The child I love

When Maddy Ralston came into this world almost 21 years ago, it was love at first sight.

I cradled her in my arms, my adopted miracle, and couldn’t stop crying. She was the most beautiful thing I had ever seen.

As she grew up, Maddy eschewed the traditional girly girl stuff. “If you get me a doll for Christmas, I’ll cut its head off,” she once admonished me.

She refused to wear the skirts in the school uniform catalogue, preferring the khaki pants. She became a full-fledged tomboy before high school. She was a stunning, blonde-blue-eyed kid, but she didn’t care. She would rather go sit for hours and fish at Sunset Park than go to the mall with other girls. She told me she wanted to be a boy.

It’s just a phase, I figured. So many women told me stories of their tomboy days.

We went shopping for clothes, and she would never go into the girls’ section. Always the boys. It wasn’t even a question.

I didn’t really care. She was my little girl, and I adored her.

The father-daughter bond was growing ever-stronger. We did everything together. I rarely missed a game, be it soccer or basketball or volleyball or flag football. We went to Europe three times, reveling in each other’s company. I loved making occasional allusions to her in my writing, calling her “The Teen.”

When she got to high school, she was bullied during her freshman year. High school girls are the worst. They whispered she was a lesbian, and I figured they were right.

I didn’t care. She was my Maddy. That’s all that mattered.

She had a boyfriend for a little while. But that didn’t last long. It didn’t feel right to her, I could tell.

Then she had a girlfriend. It lasted for awhile, but she wasn’t happy. Something wasn’t right.

Maddy never really talked about what the truth was until junior year. But somehow she had known since she was five, when she eschewed dolls and dresses.

I don’t think I even listened very well when Maddy told me a few years ago she was really a male inside, that she was transgender. Sure, you are, I thought. It’s just a phase, I was certain.

After all, the kid has been through a lot. Her mother had died. She had to switch schools. She had no idea who she was.

But the truth was I had no idea. Or I was in denial.

Slowly but surely, I have come to not just accept it but to embrace it. I have learned a lot about transgender issues through my job. I have read a bit.

But I don’t want to talk about bathrooms or locker rooms.

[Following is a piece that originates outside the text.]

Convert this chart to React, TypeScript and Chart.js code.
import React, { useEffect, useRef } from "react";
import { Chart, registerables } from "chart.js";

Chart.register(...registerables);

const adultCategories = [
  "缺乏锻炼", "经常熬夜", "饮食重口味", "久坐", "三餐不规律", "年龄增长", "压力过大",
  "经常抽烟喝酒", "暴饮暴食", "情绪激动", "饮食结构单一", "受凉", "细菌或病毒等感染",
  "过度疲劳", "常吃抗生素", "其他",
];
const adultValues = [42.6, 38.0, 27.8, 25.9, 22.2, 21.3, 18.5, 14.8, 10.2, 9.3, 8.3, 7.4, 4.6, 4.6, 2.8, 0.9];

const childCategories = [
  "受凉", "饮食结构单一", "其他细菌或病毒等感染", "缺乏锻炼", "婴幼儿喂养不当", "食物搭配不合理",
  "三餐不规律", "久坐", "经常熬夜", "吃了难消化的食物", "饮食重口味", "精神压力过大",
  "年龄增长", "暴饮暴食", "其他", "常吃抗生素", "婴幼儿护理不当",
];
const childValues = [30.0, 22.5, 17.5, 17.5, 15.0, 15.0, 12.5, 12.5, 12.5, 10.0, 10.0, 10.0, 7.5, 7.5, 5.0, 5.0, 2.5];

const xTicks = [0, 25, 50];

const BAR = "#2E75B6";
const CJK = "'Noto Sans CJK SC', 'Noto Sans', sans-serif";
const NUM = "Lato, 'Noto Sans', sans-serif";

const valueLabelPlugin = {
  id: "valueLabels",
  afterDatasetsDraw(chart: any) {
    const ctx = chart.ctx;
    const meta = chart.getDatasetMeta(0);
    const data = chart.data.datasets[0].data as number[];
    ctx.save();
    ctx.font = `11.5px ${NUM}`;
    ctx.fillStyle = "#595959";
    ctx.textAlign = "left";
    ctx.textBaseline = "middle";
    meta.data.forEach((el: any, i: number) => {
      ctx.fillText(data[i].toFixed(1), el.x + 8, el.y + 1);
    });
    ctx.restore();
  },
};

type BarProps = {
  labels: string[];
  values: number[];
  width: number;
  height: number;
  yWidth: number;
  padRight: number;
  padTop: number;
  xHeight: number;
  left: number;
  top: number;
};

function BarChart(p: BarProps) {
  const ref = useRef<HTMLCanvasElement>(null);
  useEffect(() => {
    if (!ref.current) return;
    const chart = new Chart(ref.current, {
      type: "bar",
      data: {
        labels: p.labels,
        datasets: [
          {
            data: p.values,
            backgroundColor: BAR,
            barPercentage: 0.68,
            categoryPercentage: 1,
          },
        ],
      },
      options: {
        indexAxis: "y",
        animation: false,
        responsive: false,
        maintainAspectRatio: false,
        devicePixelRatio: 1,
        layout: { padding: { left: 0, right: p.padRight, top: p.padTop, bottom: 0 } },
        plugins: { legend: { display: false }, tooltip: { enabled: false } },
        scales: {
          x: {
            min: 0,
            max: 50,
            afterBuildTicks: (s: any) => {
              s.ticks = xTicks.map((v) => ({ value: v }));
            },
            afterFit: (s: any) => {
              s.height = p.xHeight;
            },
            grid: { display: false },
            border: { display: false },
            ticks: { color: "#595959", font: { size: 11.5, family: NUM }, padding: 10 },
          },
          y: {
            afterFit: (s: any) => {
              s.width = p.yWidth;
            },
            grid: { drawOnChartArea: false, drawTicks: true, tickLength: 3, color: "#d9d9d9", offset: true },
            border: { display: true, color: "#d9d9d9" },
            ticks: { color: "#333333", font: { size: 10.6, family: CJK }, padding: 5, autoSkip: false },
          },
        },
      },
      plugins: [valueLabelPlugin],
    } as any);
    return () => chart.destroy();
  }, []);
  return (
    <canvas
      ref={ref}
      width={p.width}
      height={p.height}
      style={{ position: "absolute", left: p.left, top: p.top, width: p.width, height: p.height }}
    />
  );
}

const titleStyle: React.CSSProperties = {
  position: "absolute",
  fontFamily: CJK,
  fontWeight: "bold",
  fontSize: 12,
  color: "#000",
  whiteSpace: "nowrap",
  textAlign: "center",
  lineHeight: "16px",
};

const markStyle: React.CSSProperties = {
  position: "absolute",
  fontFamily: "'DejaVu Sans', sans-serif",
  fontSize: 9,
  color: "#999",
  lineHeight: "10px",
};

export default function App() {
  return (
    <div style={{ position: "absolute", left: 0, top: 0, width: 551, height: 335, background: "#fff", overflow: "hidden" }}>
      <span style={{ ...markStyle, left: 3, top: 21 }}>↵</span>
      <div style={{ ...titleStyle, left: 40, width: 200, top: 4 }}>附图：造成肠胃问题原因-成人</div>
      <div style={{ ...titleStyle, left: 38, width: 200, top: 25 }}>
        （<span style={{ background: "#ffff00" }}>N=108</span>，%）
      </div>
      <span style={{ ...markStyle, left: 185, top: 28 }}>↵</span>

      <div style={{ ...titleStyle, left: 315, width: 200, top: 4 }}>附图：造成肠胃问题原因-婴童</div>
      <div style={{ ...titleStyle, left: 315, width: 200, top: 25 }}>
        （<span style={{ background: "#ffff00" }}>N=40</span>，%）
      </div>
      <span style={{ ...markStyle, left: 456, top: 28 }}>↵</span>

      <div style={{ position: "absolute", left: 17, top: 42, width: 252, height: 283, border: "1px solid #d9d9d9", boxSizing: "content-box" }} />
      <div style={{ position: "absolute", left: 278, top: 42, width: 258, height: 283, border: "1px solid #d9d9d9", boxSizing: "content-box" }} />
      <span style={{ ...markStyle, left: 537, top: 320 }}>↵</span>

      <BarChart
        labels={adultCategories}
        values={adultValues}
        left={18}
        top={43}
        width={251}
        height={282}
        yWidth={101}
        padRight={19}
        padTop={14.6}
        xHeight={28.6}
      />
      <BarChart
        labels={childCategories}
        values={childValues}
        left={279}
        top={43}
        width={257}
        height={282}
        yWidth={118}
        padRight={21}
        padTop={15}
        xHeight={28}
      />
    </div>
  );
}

I don’t want to debate the public policy issues in North Carolina or whether the president was right to sue. There will be plenty of time for that.

My first instinct, as ever, has been to protect my child, to make sure Maddy is safe and happy. That’s all most parents ever want for their children.

Life is difficult as it is. But with so much ignorance out there breeding so much fear, so much visceral recoiling from the concept of transgenderism, I fear this will make Maddy’s life that much harder.

So many people I know and respect spout off about the issue, on social media, even in person, because they don’t know about Maddy. They don’t know the reality. They don’t know, so I cut them slack.

They will come around. Only the hateful ones won’t.

Maddy already has experienced some of it on campus. She has been called “an abomination of God,” been told her mother killed herself because she was ashamed of her, that she is “going to burn in hell.”

It must be unimaginably excruciating to hear such things. I feel boiling rage when she tells me.

I admit I sometimes still have a hard time with it all. I look around the house, see the pictures of me with my little girl and my eyes fill with tears. But those memories are forever, and Maddy told me not to take them down, that she cherishes those, too.

Last year, Maddy began talking about transitioning, about having surgery. And about six months ago, Maddy began taking testosterone to begin the process of becoming who she really is.

This week, Maddy went to court, bravely told a judge why she wanted to be a male and wanted her birth certificate changed, too. After the hearing, when it was finally real, when he called me, I don’t think I have ever heard my kid sound so happy. And he wanted the story told.

When I get home later this week, I will see someone officially named Jake Ralston for the first time. And one thing I know for certain: It will be love at first sight.



Jon. What a testament to the love between you and your child. As a gay man, coming out was a long process (decades long) and it was so inspiring to hear how quickly your son made and acted on his decision to transition. You will struggle to understand and that's a normal process. The support you are demonstrating for your son is remarkable.

It's easy to judge those we don't know or love. Thank you for sharing so that we can all know Jake. I'm sure this has not been an easy road for him, but I applaud his courage for being who he was meant to be. You have so much to be proud of.

This is so beautiful! I honor you for always loving Jake's choice to be who he always was. You tell a compassionate story of true love for your child and honoring his choices. I applaud you and Jake and hope you story finds its way to helping others.

Jon, thanks for sharing. Jake is lucky to have you and you him. We are cheering for you both

Wonderful! I'm proud of both Jake and you, Jon.

Jon, I have to admit, I got pretty emotional reading your blog post last night and the WAPO piece about you and Jake this morning. As a father, I can’t tell you how proud (and I a bit jealous) I am of you and the great relationship you have with Jake. Jake is so right when he says that we should all take more time looking a people as people and not as numbers. Honored to call you my friend. All the best to you both.